Em França, a Lei de Separação das Igrejas e do Estado ficou a dever-se ao deputado socialista Aristide Briand, a 9 de Dezembro de 1905. Durante cerca de 25 anos assistiu-se a uma crescente onda de ataques contra a Igreja. Havia duas visões da França: a clerical, favorável à concordata de 1801 e a republicana e laica em que entrou o caso Dreyfus em 1898, dominando as discussões político-religiosas. Depois dos governos de Jules Ferry (1883-1885), de Pierre Waldeck-Rousseau (1899-1902) veio o de Émile Combes (1902-1905), mas foi o seu sucessor Maurice Rouvier (1905-1906) que levou a seu termo a lei de separação que a portuguesa segue em pormenor.
A Igreja Portuguesa que tinha vivido 150 anos de opressão regalista instaurada pelo Marquês de Pombal parecia não possuir forças para enfrentar as dificuldades. Com o liberalismo cartista a organização e a vida da Igreja passaram a depender da Repartição de Eclesiásticos do Ministério da Justiça. Por outro lado os bispos eram apresentados pelos Negócios Estrangeiros, o que provocava a divisão dos bispos e do clero.
Com a expulsão da Companhia de Jesus em 1759 desapareceram nas missões e no padroado do Oriente as instituições de educação e evangelização insubstituíveis; veio depois a extinção das ordens religiosas com consequências negativas incomensuráveis.
No anticlericalismo republicano podemos ver duas correntes: a de Afonso Costa e a dos que tentavam a mitigar a Lei de Separação de que são exemplos António José de Almeida do Partido Evolucionista e Brito Camacho do Partido Unionista.
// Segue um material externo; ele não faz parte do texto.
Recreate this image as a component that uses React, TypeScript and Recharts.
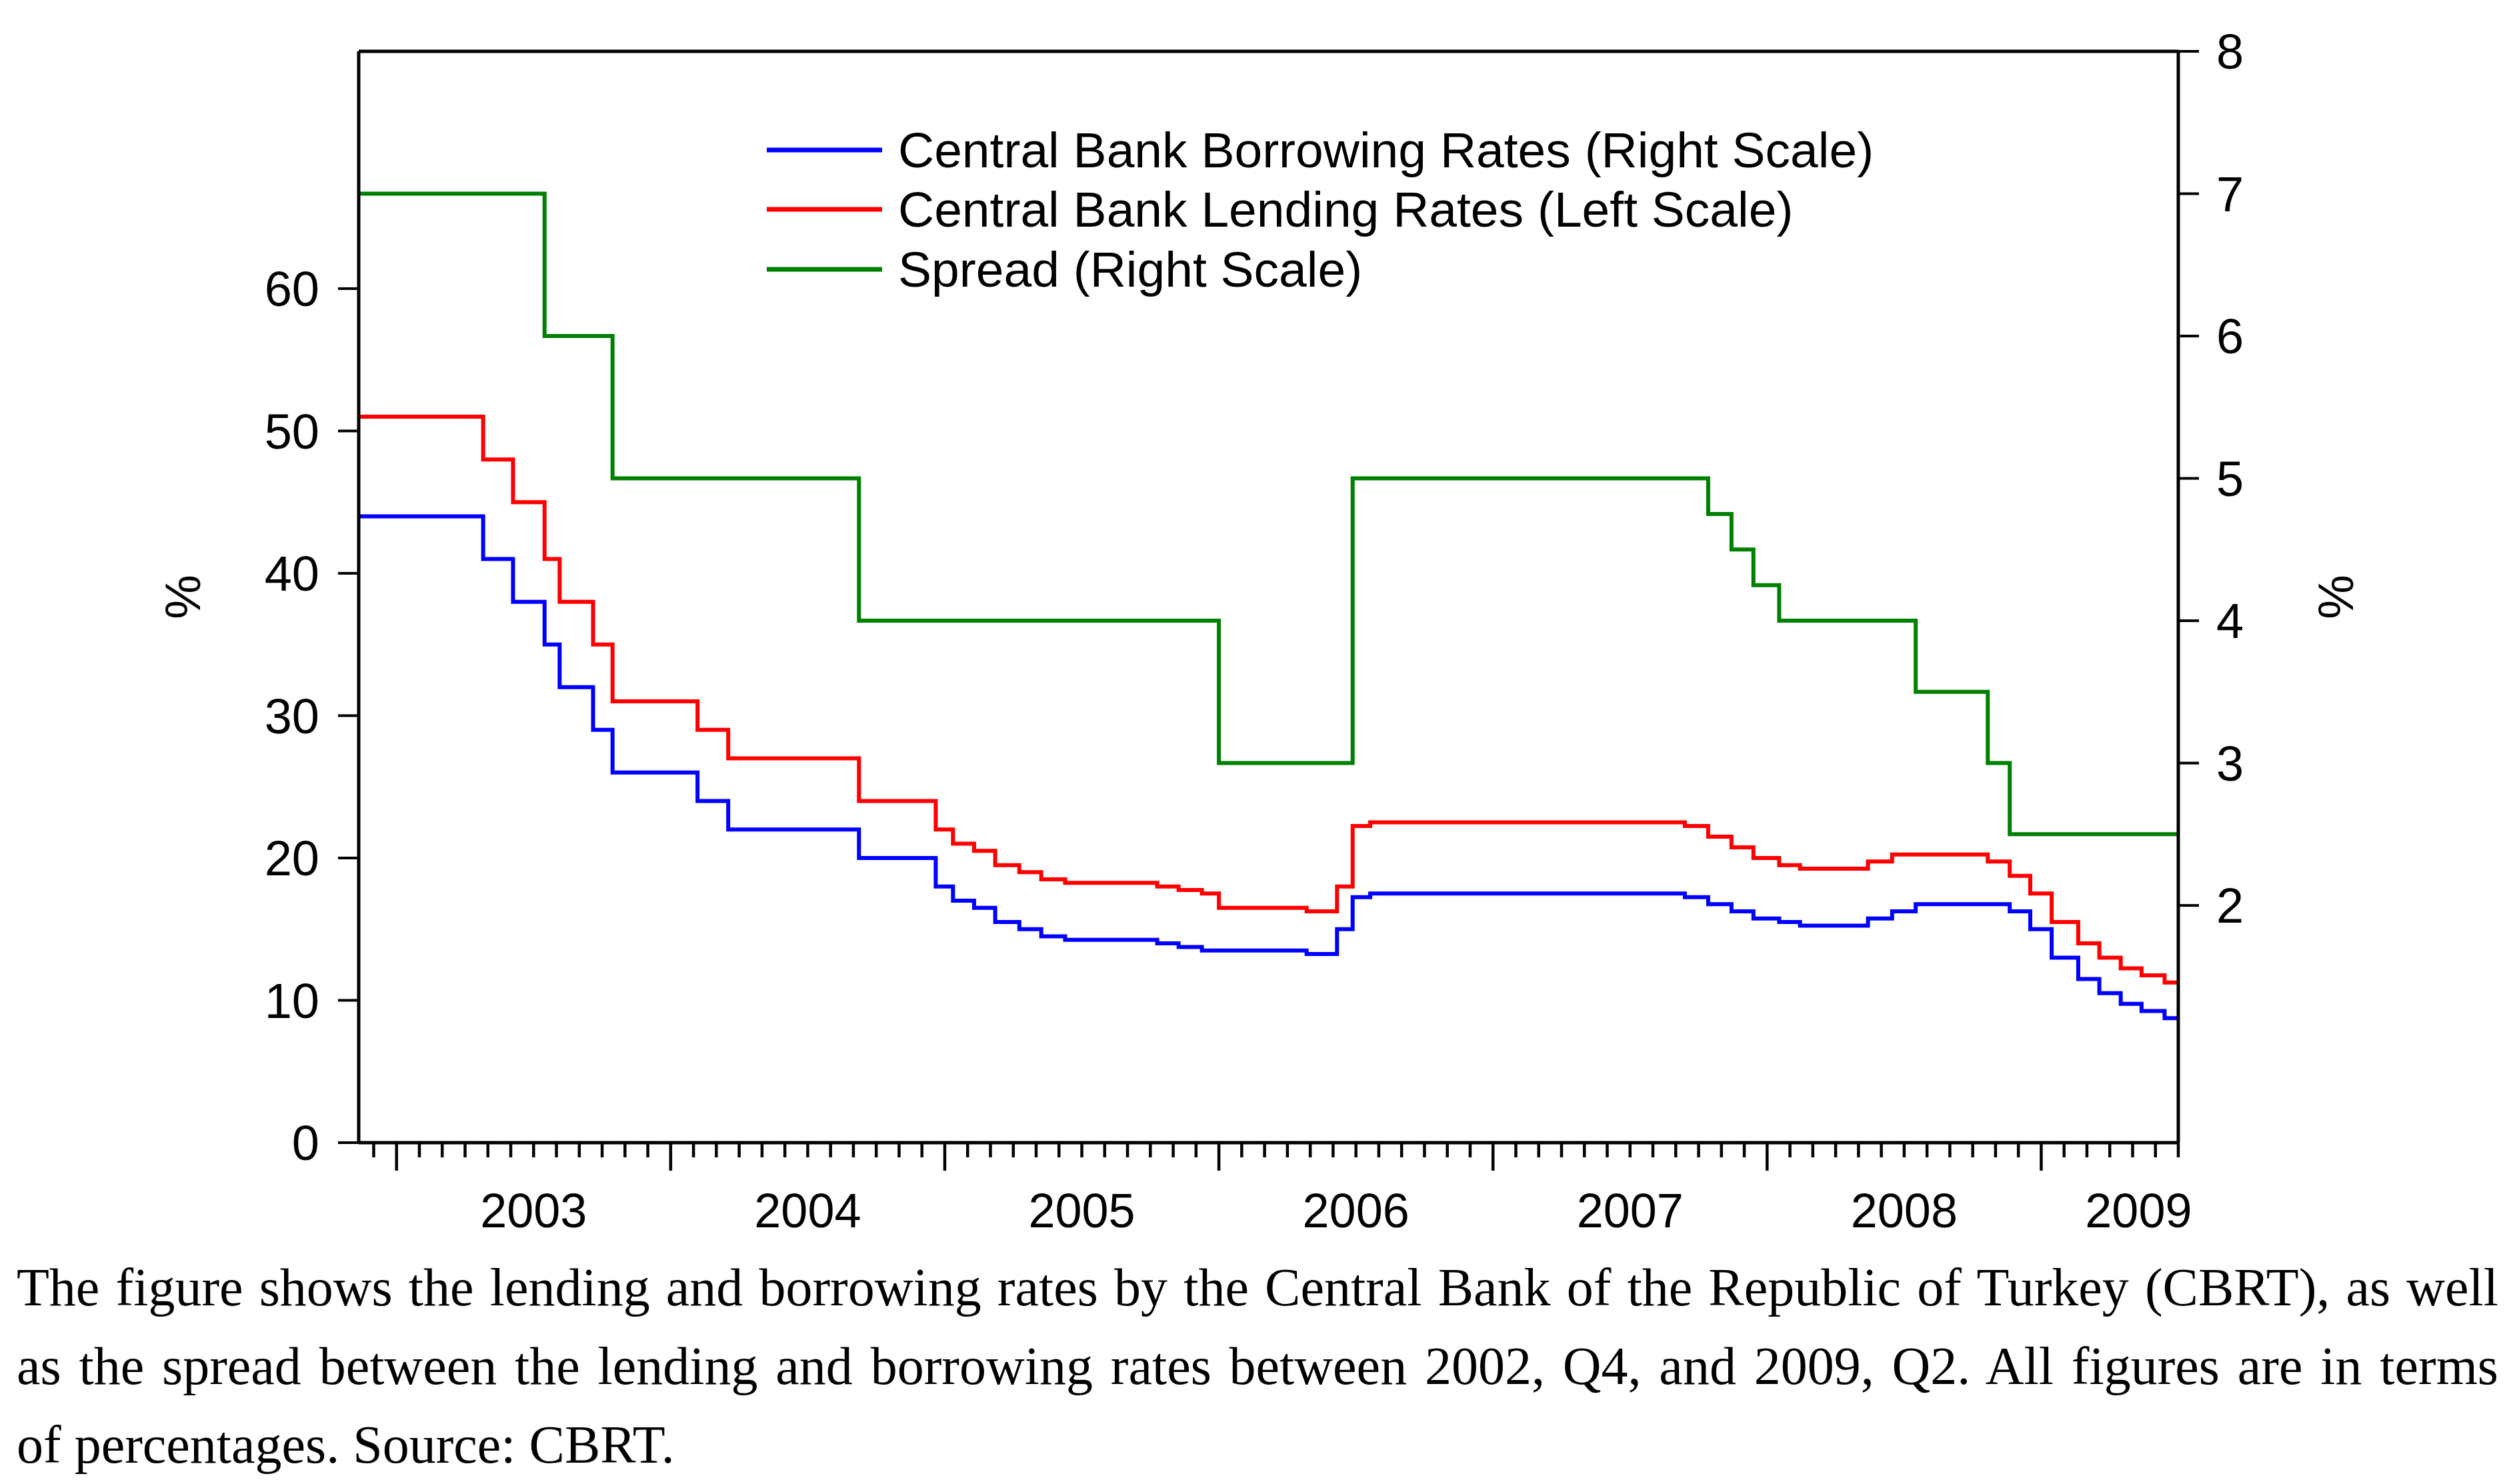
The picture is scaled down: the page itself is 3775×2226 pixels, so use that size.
import React from 'react'
import { LineChart, Line, XAxis, YAxis, Legend, ReferenceLine } from 'recharts'

// step change dates (decimal years) and CBRT overnight rates
const RATE_DATES = [
  2002.862, 2003.316, 2003.425, 2003.54, 2003.595, 2003.717, 2003.788, 2004.098, 2004.21, 2004.687,
  2004.967, 2005.03, 2005.107, 2005.184, 2005.272, 2005.352, 2005.439, 2005.775, 2005.853, 2005.938,
  2006.0, 2006.32, 2006.431, 2006.488, 2006.552, 2007.7, 2007.785, 2007.87, 2007.95, 2008.044,
  2008.12, 2008.368, 2008.456, 2008.542, 2008.805, 2008.885, 2008.96, 2009.038, 2009.135, 2009.212,
  2009.29, 2009.366, 2009.45,
]
const BORROWING = [
  44, 41, 38, 35, 32, 29, 26, 24, 22, 20,
  18, 17, 16.5, 15.5, 15, 14.5, 14.25, 14, 13.75, 13.5,
  13.5, 13.25, 15, 17.25, 17.5, 17.25, 16.75, 16.25, 15.75, 15.5,
  15.25, 15.75, 16.25, 16.75, 16.75, 16.25, 15, 13, 11.5, 10.5,
  9.75, 9.25, 8.75,
]
const LENDING = [
  51, 48, 45, 41, 38, 35, 31, 29, 27, 24,
  22, 21, 20.5, 19.5, 19, 18.5, 18.25, 18, 17.75, 17.5,
  16.5, 16.25, 18, 22.25, 22.5, 22.25, 21.5, 20.75, 20, 19.5,
  19.25, 19.75, 20.25, 20.25, 19.75, 18.75, 17.5, 15.5, 14, 13,
  12.25, 11.75, 11.25,
]
const SPREAD_DATES = [
  2002.862, 2003.54, 2003.788, 2004.687, 2006.0, 2006.488, 2007.785, 2007.87, 2007.95, 2008.044,
  2008.542, 2008.805, 2008.885,
]
const SPREAD = [7, 6, 5, 4, 3, 5, 4.75, 4.5, 4.25, 4, 3.5, 3, 2.5]

const X_START = 2002.862
const X_END = 2009.5
const LEFT_MAX = 76.67
const YEARS = [2003, 2004, 2005, 2006, 2007, 2008, 2009]
const YEAR_LABEL_POS = [2003.5, 2004.5, 2005.5, 2006.5, 2007.5, 2008.5, 2009.355]
const LEFT_TICKS = [0, 10, 20, 30, 40, 50, 60]
const RIGHT_TICKS = [2, 3, 4, 5, 6, 7, 8]

const NAMES = {
  borrow: 'Central Bank Borrowing Rates (Right Scale)',
  lend: 'Central Bank Lending Rates (Left Scale)',
  spread: 'Spread (Right Scale)',
}

// monthly tick marks, Dec 2002 .. Jul 2009
const MONTH_TICKS: number[] = [2002 + 11 / 12]
for (const y of YEARS) {
  for (let m = 0; m < 12; m++) {
    const v = y + m / 12
    if (v <= X_END + 1e-6) MONTH_TICKS.push(v)
  }
}

const toSteps = (dates: number[], vals: number[]) => [
  ...dates.map((t, i) => ({ t, v: vals[i] })),
  { t: X_END, v: vals[vals.length - 1] },
]

const borrowData = toSteps(RATE_DATES, BORROWING)
const lendData = toSteps(RATE_DATES, LENDING)
const spreadData = toSteps(SPREAD_DATES, SPREAD)

const SANS = '"Liberation Sans", Arial, Helvetica, sans-serif'
const SERIF = '"Liberation Serif", "Times New Roman", serif'

const MonthTick = ({ x, y, payload }: any) => {
  const isYear = Math.round(payload.value * 12) % 12 === 0
  return <line x1={x} x2={x} y1={y} y2={y + (isYear ? 42 : 22)} stroke="#000" strokeWidth={4.5} />
}

const YearTick = ({ x, y, index }: any) => (
  <text x={x} y={y + 87} textAnchor="middle" fontSize={72} fontFamily={SANS} fill="#000">
    {YEARS[index]}
  </text>
)

const LegendBox = ({ payload }: any) => (
  <div style={{ fontFamily: SANS, fontSize: 75, color: '#000' }}>
    {(payload || []).map((p: any) => (
      <div key={p.value} style={{ display: 'flex', alignItems: 'center', height: 89.5 }}>
        <svg width={173} height={10} style={{ display: 'block', marginRight: 24 }}>
          <line x1={0} x2={173} y1={5} y2={5} stroke={p.color} strokeWidth={7} />
        </svg>
        <span style={{ whiteSpace: 'nowrap' }}>{p.value}</span>
      </div>
    ))}
  </div>
)

const axisLine = { stroke: '#000', strokeWidth: 5 }
const yTickLine = { stroke: '#000', strokeWidth: 4 }
const tickFont = { fontSize: 74, fill: '#000', fontFamily: SANS }

export default function App() {
  return (
    <div>
      <div style={{ fontFamily: SANS }}>
        <LineChart width={3759} height={1864} margin={{ top: 69, right: 30, bottom: 0, left: 0 }}>
          <XAxis
            xAxisId="m" type="number" dataKey="t" domain={[X_START, X_END]} allowDataOverflow
            ticks={MONTH_TICKS} interval={0} height={40} tickSize={0} tickMargin={0}
            tickLine={false} tick={<MonthTick />} axisLine={axisLine}
          />
          <XAxis
            xAxisId="yr" type="number" dataKey="t" domain={[X_START, X_END]} allowDataOverflow
            ticks={YEAR_LABEL_POS} interval={0} height={118} tickSize={0} tickMargin={0}
            tickLine={false} axisLine={false} tick={<YearTick />}
          />
          <YAxis
            yAxisId="left" domain={[0, LEFT_MAX]} allowDataOverflow ticks={LEFT_TICKS} interval={0}
            width={530} tickSize={31} tickMargin={28} tick={tickFont} tickLine={yTickLine}
            axisLine={axisLine}
            label={{ value: '%', angle: -90, position: 'center', fontSize: 75, fill: '#000', fontFamily: SANS }}
          />
          <YAxis
            yAxisId="right" orientation="right" domain={[1 / 3, 8]} allowDataOverflow ticks={RIGHT_TICKS}
            interval={0} width={470} tickSize={31} tickMargin={26} tick={tickFont} tickLine={yTickLine}
            axisLine={axisLine}
            label={{ value: '%', angle: -90, position: 'center', fontSize: 75, fill: '#000', fontFamily: SANS }}
          />
          {/* top edge of the frame */}
          <ReferenceLine xAxisId="m" yAxisId="left" y={LEFT_MAX} stroke="#000" strokeWidth={5} />
          <Legend
            layout="horizontal" verticalAlign="middle" align="center"
            wrapperStyle={{ top: 172, left: 1142, width: 'auto' }}
            content={<LegendBox />}
          />
          <Line
            data={borrowData} dataKey="v" name={NAMES.borrow} xAxisId="m" yAxisId="left" type="stepAfter"
            stroke="#0000ff" strokeWidth={6} dot={false} activeDot={false} isAnimationActive={false}
          />
          <Line
            data={lendData} dataKey="v" name={NAMES.lend} xAxisId="m" yAxisId="left" type="stepAfter"
            stroke="#ff0000" strokeWidth={6} dot={false} activeDot={false} isAnimationActive={false}
          />
          <Line
            data={spreadData} dataKey="v" name={NAMES.spread} xAxisId="m" yAxisId="right" type="stepAfter"
            stroke="#008000" strokeWidth={6} dot={false} activeDot={false} isAnimationActive={false}
          />
        </LineChart>
      </div>

      {/* caption */}
      <div style={{ fontFamily: SERIF, fontSize: 80, lineHeight: '118px', marginLeft: 17, width: 3722, color: '#000' }}>
        <div style={{ textAlign: 'justify', textAlignLast: 'justify' }}>
          The figure shows the lending and borrowing rates by the Central Bank of the Republic of Turkey (CBRT), as well
        </div>
        <div style={{ textAlign: 'justify', textAlignLast: 'justify' }}>
          as the spread between the lending and borrowing rates between 2002, Q4, and 2009, Q2. All figures are in terms
        </div>
        <div>of percentages. Source: CBRT.</div>
      </div>
    </div>
  )
}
As revoluções sangrentas de 14 de Maio de 1915, de fins de Dezembro de 1918 e princípios de 1919 e a noite sangrenta de 1921 tornaram a situação insustentável. Alguns nomes vieram entretanto a salientar-se como defensores do apaziguamento: o ministro da Justiça Diogo Leote em 1911, Guilherme Moreira em 1915, Moura Pinto no primeiro governo de Sidónio Pais e Manuel Rodrigues em 1926 no Governo da ditadura militar.
Verifica-se uma evolução desde o séc. XVI relativamente à ideia de separação considerada como questão doutrinal. Mais tarde Leão XIII com a encíclica Libertas praestantissimum formulou o princípio da tolerância e justificou a política do ralliement entre a Igreja e a Terceira República de França. O ralliement designa a atitude de uma parte dos católicos franceses que, seguindo os conselhos do papa Leão XIII e da sua encíclica Inter innumeras sollicitudines, aderiram à República depois de 20 de Fevereiro de
A mesma distinção aparece no Protesto Colectivo dos bispos portugueses: «Embora a Igreja não aprove nem possa aprovar, em tese um em linha de princípio, a doutrina que considera a separação como o regime melhor e mais consentâneo ao progresso, pode, todavia, em hipótese, atentas particulares circunstância, aceitar como tolerável, como mal menor, essa separação. O essencial é que ela deixe à Igreja a liberdade de exercer a sua missão sagrada e a posse e o domínio dos seus bens. Se a fórmula «Igreja livre no Estado livre« não representa o ideal, pode ser aceitável, e é sempre preferível a esta outra «Igreja escrava no Estado Senhor«. Mas é exactamente esta última a que se traduz no recente diploma, cuja sumária apreciação fizemos». Foi esta posição que o Vaticano II consagrou.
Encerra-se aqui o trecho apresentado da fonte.